Agiles Arbeiten in der Immobilienbranche

Das Gute scheint inzwischen agil – viele Bereiche der Wirtschaftswelt funktionieren nicht mehr starr. Immer mehr Branchen setzen auf eine flexible Arbeitsorganisation. In der Immobilien- und Wohnungswirtschaft funktioniert das nicht. Wirklich nicht?

Der Begriff der Agilität, der im Zusammenhang mit IT-Projekten zuerst auftauchte, ist längst herüber geschwappt in die allgemeine Arbeitswelt. Zuletzt gab es aus der Immobilien- und Wohnungswirtschaft allerdings vermehrt kritische Stimmen. Skeptiker meinen, dass sich agile Arbeitsmethoden für eine Branche, die sehr in klassischen Strukturen verhaftet ist, kaum eignen.

"Wie viel Agilität verträgt die Immobilienbranche?" lautete Ende November das Thema beim ZIA-Innovationskongress 2019. Organisator Stefan Daniel Rinnert, Senior Referent Büroimmobilien, Corporate Real Estate und Digitalisierung beim ZIA, hatte bereits im Vorfeld klar Position bezogen: Techniken wie Design-Thinking, Scrum oder Kanban, so sagte er, böten nur dann Potenziale, wenn tatsächlich in Projektteams gearbeitet werde. Sei das nicht der Fall, führe agiles Arbeiten eher zu Konflikten. Zu einem ähnlichen Ergebnis kam jüngst auch eine Studie der Hochschule für Technik und Wirtschaft in Berlin.

Vorreiter Vivawest

Also … Agilität ad acta? Ich bin sicher, das wäre falsch. Beispiele für agiles Arbeiten gibt es bei Projektentwicklern und Architekten zuhauf. Und sobald es um Innovationsthemen und Veränderungen geht, kommt man ohne agile Methoden auch in der Wohnungswirtschaft nicht weiter.

Das Wohnungsunternehmen Vivawest aus Essen hat das erkannt. Mit seinem Projekt "Freiraum - Kreativräume Vivawest" hat es zumindest einmal die räumlichen Voraussetzungen für agiles Arbeiten, teambildende Maßnahmen, Coaching und kreative Ideenfindung geschaffen.

Ziel des Unternehmens ist es, den gestiegenen Kundenbedürfnissen Rechnung zu tragen, die Mitarbeiter auf dem Weg der Digitalisierung mitzunehmen. Und – ganz wichtig: Das Unternehmen sieht die Chance, mittels kreativer Arbeit in Projekten als Arbeitgeber auch für die junge Generation attraktiv zu bleiben.

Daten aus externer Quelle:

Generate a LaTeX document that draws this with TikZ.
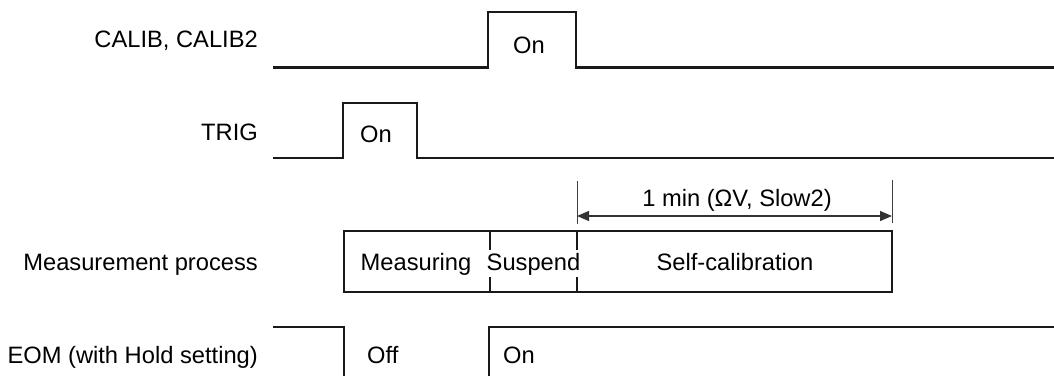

Es geht nicht etwa darum, sich der Generation junger Mitarbeiter anzubiedern. Agilität ist vielmehr wichtig, um bei komplexen Aufgaben zu besseren Lösungen zu kommen. Agile Arbeitsweisen ermöglichen, dass im Verlaufe eines Auftrages Vorgehensweise, Prioritäten und Ausgestaltung kontinuierlich an neue Erkenntnisse angepasst werden. Der Auftrag wird anhand von Zielen, Nutzen und Ergebnissen beschrieben, lässt aber den Mitarbeitern Gestaltungsspielraum, um Erkenntnisse aus dem Arbeitsfortschritt aufzunehmen und so das beste Ziel zu erreichen.

Agiles Arbeiten: Führungskräfte müssen Freiräume geben

Hierin liegt die große Herausforderung bei der Einführung agiler Methoden: Sie erfordert dezentrale Verantwortung bei den Mitarbeitern. Allzu oft scheitert die Einführung aber gerade an starren Unternehmensstrukturen. Denn Führungskräfte müssen Freiräume geben, Mitarbeiter müssen sie ausfüllen können. Ohne Qualifizierung, Coaching und Moderation funktioniert es nicht. Am Ende steht die viel beschworene Weiterentwicklung der Unternehmenskultur. Ein großes Ziel, das unter fünf Jahren in der Regel nicht zu erreichen ist.

Agile Arbeitsweisen haben immer dann ihre Berechtigung, wenn die Aufgabenstellung komplex ist. Dies trifft etwa auch auf die Gestaltung von Kunden-Services und Prozessen zu. Komplizierte Aufgaben, die bekannt und sicher sind, werden am besten in der klassischen Wasserfallmethode beauftragt und gesteuert.

Vivawest hat für ihr Konzept des interdisziplinären, hierarchieübergreifenden agilen Arbeitens in diesem Jahr übrigens den DW-Zukunftspreis der Immobilienwirtschaft erhalten. Das zeigt zwei Dinge: Agilität ist ein Thema. Und: Die Wohnungswirtschaft steht hier noch am Anfang.